Un europeo de la Edad Media podía transitar por la vida casi como un vegetal. Con una esperanza de vida que en la mayoría de los casos no superaba la veintena, aquel vecino tenía un rol asignado que asumía necesariamente. El siervo, el religioso, el señor sabían qué se esperaba de ellos y lo llevaban a término sin resistencias de ningún tipo. Cada uno en su casa y Dios en la de todos. De vez en cuando, una plaga, una guerra o una herejía perturbaban el natural discurrir de los días y sus noches. Pero esos golpes dados al tablero también formaban parte del Plan.

Las revoluciones (o crisis) culturales (el Humanismo), religiosas (Lutero), políticas (Maquiavelo) y científicas (Galileo) lo trastornaron todo, pero aún pasarían siglos hasta que estas explosiones subterráneas llegasen a la superficie, afectando al común de los mortales.

Los europeos de hoy somos el resultado de toda esta evolución y, pese a la vigencia de la religión, hemos desarrollado, incluso los más bovinos, cierta perspectiva crítica a la que no podemos renunciar. Los tiempos de servidumbre voluntaria han quedado atrás.
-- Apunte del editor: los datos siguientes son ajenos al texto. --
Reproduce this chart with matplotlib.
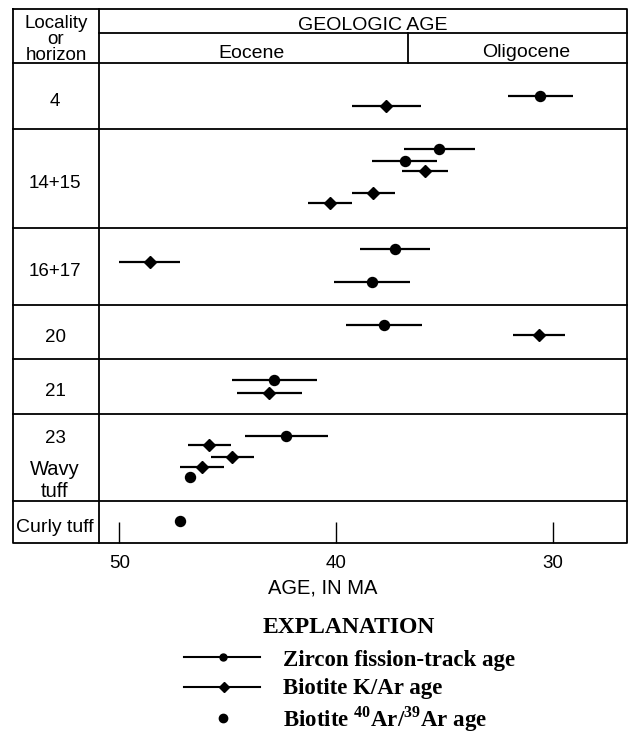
import matplotlib.pyplot as plt

SANS = ['Liberation Sans', 'DejaVu Sans']
NARROW = ['Liberation Sans Narrow', 'Liberation Sans', 'DejaVu Sans']
SERIF = ['Liberation Serif', 'DejaVu Serif']

plt.rcParams['mathtext.fontset'] = 'custom'
plt.rcParams['mathtext.bf'] = 'Liberation Serif:bold'
plt.rcParams['mathtext.rm'] = 'Liberation Serif:bold'

# строки таблицы сверху вниз (вертикальные "слоты" в условных единицах)
localities = ['4', '14+15', '16+17', '20', '21', '23|Wavy|tuff', 'Curly tuff']
row_edges = [0, 66, 165, 241.5, 295.5, 350.5, 437.5, 479.7]

epoch_names = ['Eocene', 'Oligocene']
epoch_boundary = 36.7

# Zircon fission-track, Ma
zircon_age = [30.6, 35.25, 36.85, 37.3, 38.35, 37.8, 42.85, 42.3]
zircon_err = [1.5, 1.65, 1.5, 1.6, 1.75, 1.75, 1.95, 1.9]
zircon_y = [33, 86, 98, 186, 219, 262, 317, 373]

# Biotite K/Ar, Ma
kar_age = [37.7, 35.9, 38.3, 40.3, 48.6, 30.65, 43.1, 45.85, 44.8, 46.2]
kar_err = [1.6, 1.05, 1.0, 1.0, 1.4, 1.2, 1.5, 1.0, 1.0, 1.0]
kar_y = [43, 108, 130, 140, 199, 272, 330, 382, 394, 404]

# Biotite 40Ar/39Ar, Ma
arar_age = [46.75, 47.2]
arar_y = [414, 458]

age_ticks = [50, 40, 30]

# рамка таблицы в пикселях
W, H = 637, 737
L, C, R = 13, 99, 627
TOP, H1, H2, BOT = 9.3, 33, 63, 542.7
LW = 1.3

fig = plt.figure(figsize=(W / 100, H / 100), dpi=100)
lay = fig.add_axes([0, 0, 1, 1])
lay.set_xlim(0, W)
lay.set_ylim(H, 0)
lay.axis('off')

ax = fig.add_axes([C / W, 1 - BOT / H, (R - C) / W, (BOT - H2) / H])
ax.patch.set_alpha(0)
ax.set_xlim(50.94, 26.6)
ax.set_ylim(row_edges[-1], row_edges[0])
for s in ax.spines.values():
    s.set_visible(False)

# внешняя рамка и шапка
lay.plot([L, R, R, L, L], [TOP, TOP, BOT, BOT, TOP], color='black', lw=LW)
lay.plot([C, C], [TOP, BOT], color='black', lw=LW)
lay.plot([C, R], [H1, H1], color='black', lw=LW)
lay.plot([L, R], [H2, H2], color='black', lw=LW)
ax.plot([epoch_boundary, epoch_boundary], [1, 1 + (H2 - H1) / (BOT - H2)],
        transform=ax.get_xaxis_transform(), clip_on=False, color='black', lw=LW)

# линии между строками
for e in row_edges[1:-1]:
    ax.axhline(e, xmin=(L - C) / (R - C), xmax=1, clip_on=False, color='black', lw=LW)

lay.text(373, 30, 'GEOLOGIC AGE', ha='center', va='baseline', fontsize=14, family=SANS)
lay.text(251, 58, epoch_names[0], ha='center', va='baseline', fontsize=14, family=SANS)
lay.text(526, 57, epoch_names[1], ha='center', va='baseline', fontsize=14, family=SANS)

lay.text(56, 14.5, 'Locality\nor\nhorizon', ha='center', va='top', fontsize=13.5,
         family=SANS, linespacing=0.95)

# подписи строк
xcol = (55 - C) / (R - C)
tr = ax.get_yaxis_transform()
for name, a, b in zip(localities, row_edges[:-1], row_edges[1:]):
    mid = (a + b) / 2
    if name.startswith('23'):
        parts = name.split('|')
        ax.text(xcol, mid - 14, parts[0], transform=tr, ha='center', va='baseline',
                fontsize=13.5, family=NARROW, clip_on=False)
        ax.text(xcol, mid + 18, parts[1], transform=tr, ha='center', va='baseline',
                fontsize=14.5, family=SANS, clip_on=False)
        ax.text(xcol, mid + 40, parts[2], transform=tr, ha='center', va='baseline',
                fontsize=14.5, family=SANS, clip_on=False)
    elif name[0].isdigit():
        ax.text(xcol, mid + 10, name, transform=tr, ha='center', va='baseline',
                fontsize=13.5, family=NARROW, clip_on=False)
    else:
        ax.text(xcol, mid + 10, name, transform=tr, ha='center', va='baseline',
                fontsize=14, family=SANS, clip_on=False)

# данные
ax.errorbar(zircon_age, zircon_y, xerr=zircon_err, fmt='o', ms=7.2, color='black',
            ecolor='black', elinewidth=1.6, capsize=0, clip_on=False)
ax.errorbar(kar_age, kar_y, xerr=kar_err, fmt='D', ms=6.6, color='black',
            ecolor='black', elinewidth=1.6, capsize=0, clip_on=False)
ax.plot(arar_age, arar_y, 'o', ms=7.2, color='black', clip_on=False)

# ось X
ax.set_xticks(age_ticks)
ax.set_xticklabels([str(t) for t in age_ticks])
ax.set_yticks([])
ax.tick_params(axis='x', direction='in', length=15, width=1, pad=9, labelsize=13.5)
for lbl in ax.get_xticklabels():
    lbl.set_family(NARROW)
lay.text(323, 593.3, 'AGE, IN MA', ha='center', va='baseline', fontsize=14.5, family=SANS)

# легенда
lay.text(349, 633.3, 'EXPLANATION', ha='center', va='baseline', fontsize=17,
         weight='bold', family=SERIF)
lay.plot([184, 260], [656.7, 656.7], color='black', lw=1.5)
lay.plot([223], [656.7], 'o', ms=5, color='black')
lay.text(283, 666, 'Zircon fission-track age', va='baseline', fontsize=16.5,
         weight='bold', family=SERIF)
lay.plot([184, 260], [686.7, 686.7], color='black', lw=1.5)
lay.plot([224], [686.7], 'D', ms=5, color='black')
lay.text(283, 694, 'Biotite K/Ar age', va='baseline', fontsize=16.5,
         weight='bold', family=SERIF)
lay.plot([223], [717.7], 'o', ms=6, color='black')
lay.text(283, 726.7, r'Biotite $^{\mathbf{40}}$Ar/$^{\mathbf{39}}$Ar age', va='baseline',
         fontsize=16.5, weight='bold', family=SERIF)

fig.savefig('out.png', dpi=100)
Lo vemos con el nacimiento del homo-economicus, del super-consumidor de nuestras sociedades capitalistas y lo constatamos en su capacidad para elegir entre marcas, productos y versiones, que van desde el tipo de salsa que acompañará a los macarrones, al político que nos representará como alcalde, pasando por cuál será la espiritualidad con la que nos identifiquemos. Porque, en el gran Mercado actual tan pronto elegimos el color de nuestro coche como el Dios al que adoramos. Incluso podemos elegir ir andando y renunciar al Creador. Puede que sea políticamente incorrecto pero, ¿cuándo en otro momento de nuestra historia, tantos pudieron elegir tanto?

Nos pueden engañar. Pero, no podemos permitirnos engañarnos a nosotros mismos.